На радость корнеплодам высосал из грязного пальца легенду о Берии — о его синей бороде и сексуальных сафари. Легенда прижилась: все зернобобовые уже 60 лет судачат о растленных пионерках и коллекции женских трусов.

Лобзался с поросятами.

Сделал цветной газету «Правда» (был у нее такой период).

При Сталине была мода ставить гипсовые арки в степи, с колосьями и звездой, — вот это его стихия.

Правление Кума по недоразумению считается вольницей, а последующее брежневское — гнетом и аракчеевщиной. Притом то, что со скрипом проходило при Брежневе: Таганка, разрядка, Высоцкий, косыгинский НЭП, «Мастер и Маргарита», комедии с Бельмондо, — в хрущевском раю ждал позорный столб, райотдел КГБ и пропесочивание в куплетах Рудакова и Нечаева. Просто при тишайшем Л. И. народ распустился, завел моду книжки читать и хотел большего, а у Кума знал свое место и радостно урчал: оттепель! оттепель!

При Брежневе полностью прекратились массовые беспорядки в промзонах из-за пещерного быта и головотяпства местных царьков никитиной выучки. При Брежневе не казнили людей за ненасильственные преступления, включая измену Родине.
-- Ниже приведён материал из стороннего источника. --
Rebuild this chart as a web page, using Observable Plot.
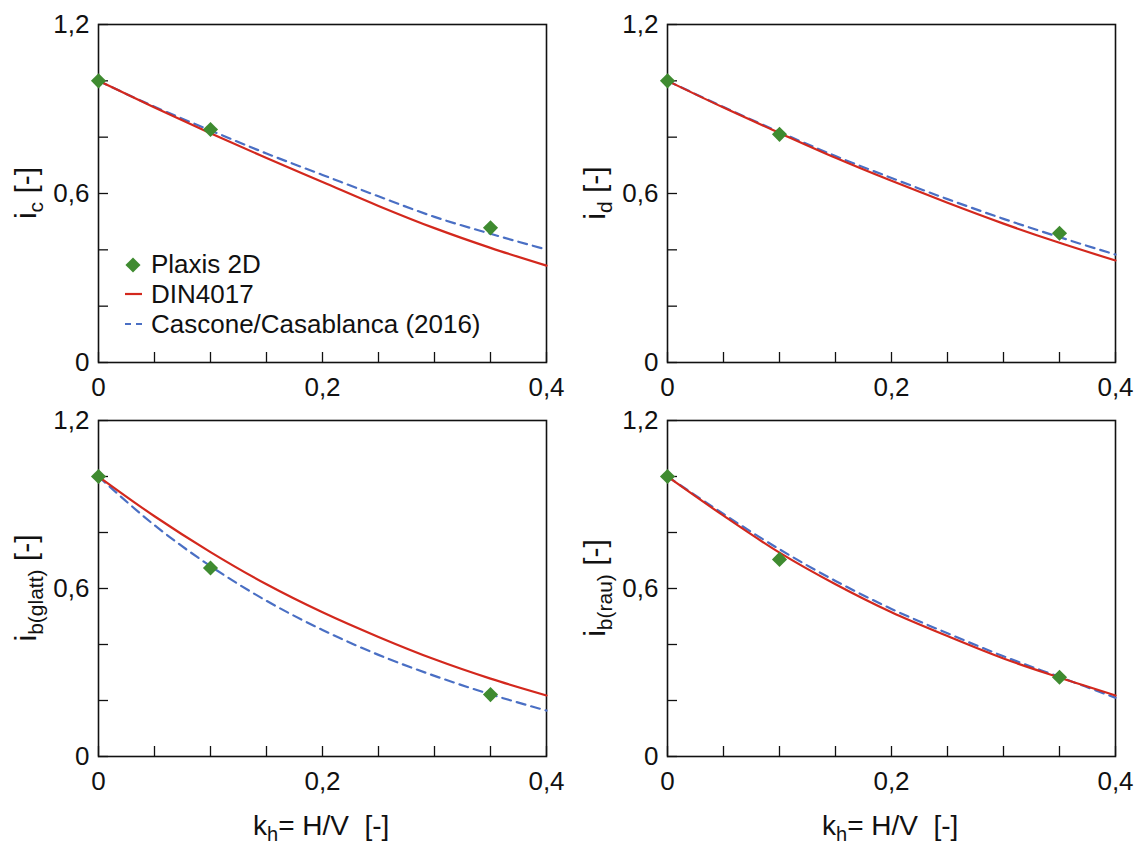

Брежнев начал ползучую реабилитацию церкви под видом реставрации исторических памятников.

За душенькой Хрущевым по тем же статьям числится:

Расстрелянные волнения в Тбилиси. Расстрелянные волнения в Темиртау. Расстрелянный Новочеркасск плюс семь смертных приговоров вдогон. Подавленные беспорядки в Муроме, Бийске, Краснодаре.

Ввод смертной казни за взятки, валютообмен и хищения в особо крупных. Посадка Стрельца — единственной суперзвезды русского футбола.
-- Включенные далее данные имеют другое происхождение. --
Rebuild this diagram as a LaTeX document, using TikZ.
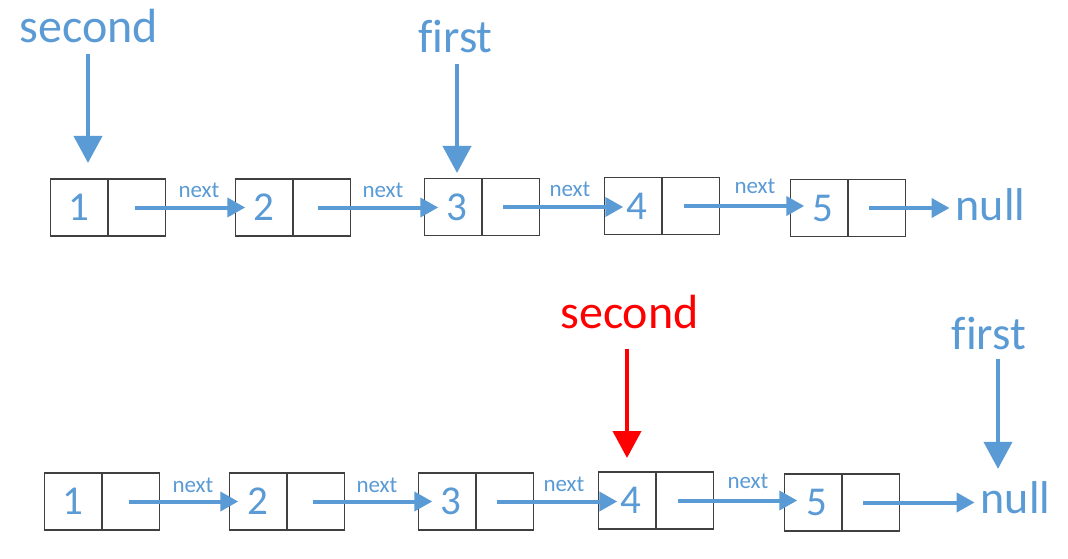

Последняя волна порушенных церквей и атеистической пропаганды, в которой успел поучаствовать даже семиклассник Никита Михалков (см. «Тучи над Борском»[7]).

Страна под ним обошлась без глобальных геокатастроф единственно в силу общемирового подъема производительных сил из-за былого бэби-бума, краха колониальной системы и техногенного рывка на военном пепелище. Сравнивать надо не с последовавшим анабиозом (у всех в 70-х была стагнация), а с соседями и считать недополученную выгоду от управленческих шатаний и кампанейщины.

Кстати о катастрофах. Карибский кризис: чуть весь мир не накрылся тряпочкой. Взрыв на Байконуре-60: из-за банального аврала главкома РВСН и еще 90 душ разнесло на атомы. Отмена переговоров с Эйзенхауэром из-за Пауэрса. Додуматься надо — имея на руках такие козыри, как враждебная акция и взятый живьем пилот, разобидеться и хлопнуть дверью! Тыквенная дипломатия.

Нет, космос, Куба, целина, журнал «Юность» — кто ж спорит. Кум был незлой — глупый очень. Иногда по-стариковски давал Чиполлинам волю, иногда вызывал в Кремль и Манеж и драл за вихры. Чиполлины понимали, что он просто прыщ не на своем месте, и прощали многое — особенно за папу Чиполлоне, которого вернули с севера, где он почти совсем загнулся.